Heer (Army) Afrika Korps
North Africa 1941
Inside tunic right bottom button flap, left photo.
Marked: 43 (top left), 100 (center), 73 (bottom left), 44 (top right), 54 (bottom right) and F 41 (bottom center).
Inside tunic left center button flap, right photo. Note removable "S" buttons.
Marked: Leopold Hartig
Tropical Belt and Buckle, above photo.
The belt is constructed of khaki green webbing with a 1940 pattern, olive drab painted, stamped steel buckle.
Tropical Buckle, above photo.
The stamped steel buckle is marked and dated 1940 on the rear near the belt catch.

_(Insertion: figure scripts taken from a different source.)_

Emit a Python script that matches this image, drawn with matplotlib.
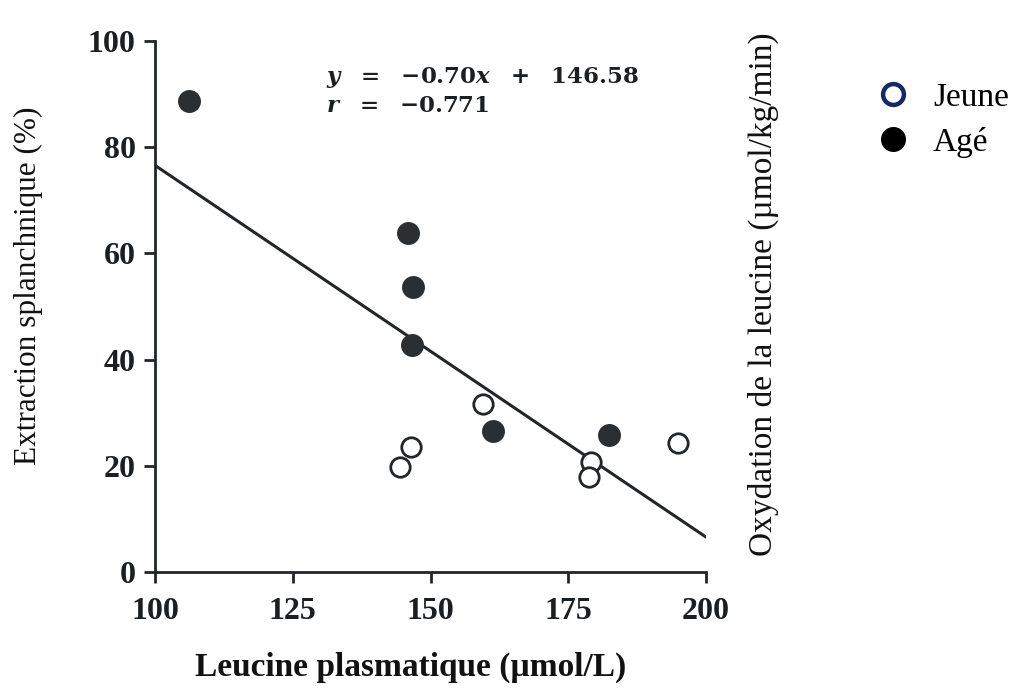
import matplotlib
matplotlib.use("Agg")
import matplotlib.pyplot as plt
from matplotlib.lines import Line2D
import numpy as np

# Plasma leucine (µmol/L) vs splanchnic extraction (%)
jeune_x = [159.6, 146.5, 144.5, 179.1, 178.8, 195.0]
jeune_y = [31.6, 23.6, 19.8, 20.8, 17.8, 24.2]
age_x = [106.2, 145.9, 146.8, 146.6, 161.4, 182.4]
age_y = [88.7, 63.8, 53.6, 42.7, 26.6, 25.8]

slope = -0.70
intercept = 146.58
r_value = -0.771

x_ticks = [100, 125, 150, 175, 200]
y_ticks = [0, 20, 40, 60, 80, 100]

ink = "#222628"
serif = ["Liberation Serif", "DejaVu Serif"]

plt.rcParams["mathtext.fontset"] = "custom"
plt.rcParams["mathtext.rm"] = "DejaVu Serif:bold"
plt.rcParams["mathtext.it"] = "DejaVu Serif:bold:italic"
plt.rcParams["mathtext.bf"] = "DejaVu Serif:bold"

fig = plt.figure(figsize=(10.15, 6.88), dpi=100)
ax = fig.add_axes([155 / 1015, 1 - 572 / 688, 551 / 1015, 531 / 688])

# regression line
lx = np.array([100, 200])
ax.plot(lx, slope * lx + intercept, color=ink, lw=2.2, zorder=2)

ax.plot(age_x, age_y, "o", ms=15.5, color="#2b2f31", mec="#2b2f31", zorder=3)
ax.plot(jeune_x, jeune_y, "o", ms=14, mfc="white", mec=ink, mew=2.0, zorder=3)

ax.set_xlim(100, 200)
ax.set_ylim(0, 100)
ax.set_xticks(x_ticks)
ax.set_yticks(y_ticks)
for s in ("top", "right"):
    ax.spines[s].set_visible(False)
for s in ("left", "bottom"):
    ax.spines[s].set_color(ink)
    ax.spines[s].set_linewidth(2.0)
ax.tick_params(direction="out", length=8, width=2.0, color=ink, pad=6)
ax.tick_params(axis="x", pad=10)
for lab in ax.get_xticklabels() + ax.get_yticklabels():
    lab.set_fontfamily(serif)
    lab.set_fontweight("bold")
    lab.set_fontsize(23)
    lab.set_color("#1c1f21")

eq_text = r"$y\ \ =\ \ {-}%.2fx\ \ +\ \ %.2f$" % (abs(slope), intercept)
ax.text(0.31, 0.931, eq_text, transform=ax.transAxes,
        fontsize=16.5, color="#1c1f21", ha="left", va="center")
r_text = r"$r\ \ =\ \ {-}%.3f$" % abs(r_value)
ax.text(0.31, 0.879, r_text,
        transform=ax.transAxes, fontsize=16.5, color="#1c1f21", ha="left", va="center")

fig.text(28 / 1015, 1 - 286 / 688, "Extraction splanchnique (%)", rotation=90,
         ha="center", va="center", fontsize=22.5, family=serif, color="#111")
fig.text(411 / 1015, 1 - 667 / 688, "Leucine plasmatique (µmol/L)",
         ha="center", va="center", fontsize=24, family=serif, fontweight="bold", color="#111")
fig.text(763 / 1015, 1 - 294 / 688, "Oxydation de la leucine (µmol/kg/min)", rotation=90,
         ha="center", va="center", fontsize=24, family=serif, color="#111")

handles = [
    Line2D([], [], ls="none", marker="o", ms=15, mfc="white", mec="#15286a", mew=3.2),
    Line2D([], [], ls="none", marker="o", ms=17, mfc="black", mec="black"),
]
fig.legend(handles, ["Jeune", "Agé"], loc="upper left",
           bbox_to_anchor=(863 / 1015, 1 - 69 / 688), frameon=False,
           prop={"family": serif, "size": 24}, handlelength=1.0,
           handletextpad=0.7, labelspacing=0.42, borderaxespad=0)

fig.savefig("out.png", dpi=100, facecolor="white")
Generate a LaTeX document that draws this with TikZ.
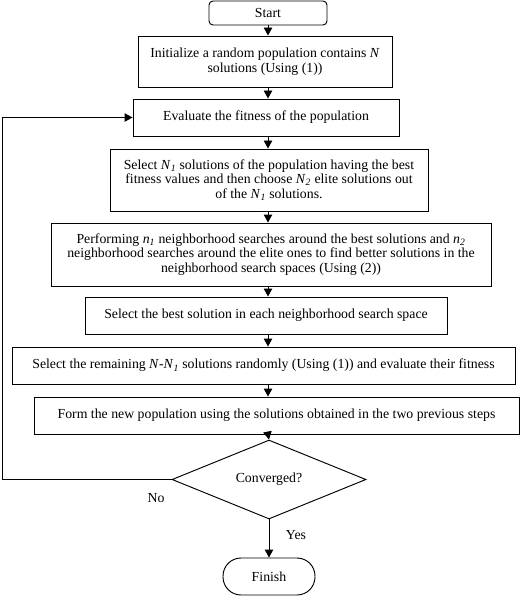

The natural leather tab is marked:
Tropical Bayonet Frog, above photo.
This variation of the tropical bayonet frog is made of olive green canvas stitched with orange thread to a natural
brown facing.
Tropical Pith Helmet, Second Pattern, above left and right photo.
This pith helmet is made from stretched olive brown felt over a cork form. The Heer and National Insignia are made
from aluminum and affixed to the sides with pins. The dark green leather trim is missing from the edge of this helmet
as well as the dark green leather chin strap.
Manufacture of this helmet was discontinued in 1942. Wear of this helmet was limited to the southern area of Europe
and North Africa.
Tropical Pith Helmet, Second Pattern, above left and right photo.
The markings on the inside of this helmet indicate manufacture by JHS, size 55 (metric) and manufacture date 1942.
M31 Tropical Canteen, above left and right photo.
This .8 liter canteen is made from tooled natural aluminum with an impregnated wood covering. A khaki web carrying
strap holds the black bakelite cup to the top. The reverse is marked D.R.G.M. for Deutsche Reichs Gebrauchsmuster
or the German National Registered Design and dated 1943. This was a late war tropical design that also saw service
throughout Europe as leather stocks were depleted.
Tropical Heer (Army) Breast Eagle, above left and right photo.
This unissued tropical Heer breast eagle is embroidered bevo style from nylon/rayon thread and backing. The
blue/gray eagle is embroidered on a dark copper/tan base on a light tan background. This eagle was obtained from a
veteran in Georgia, U.S.A. and will be used to restore the tunic shown above.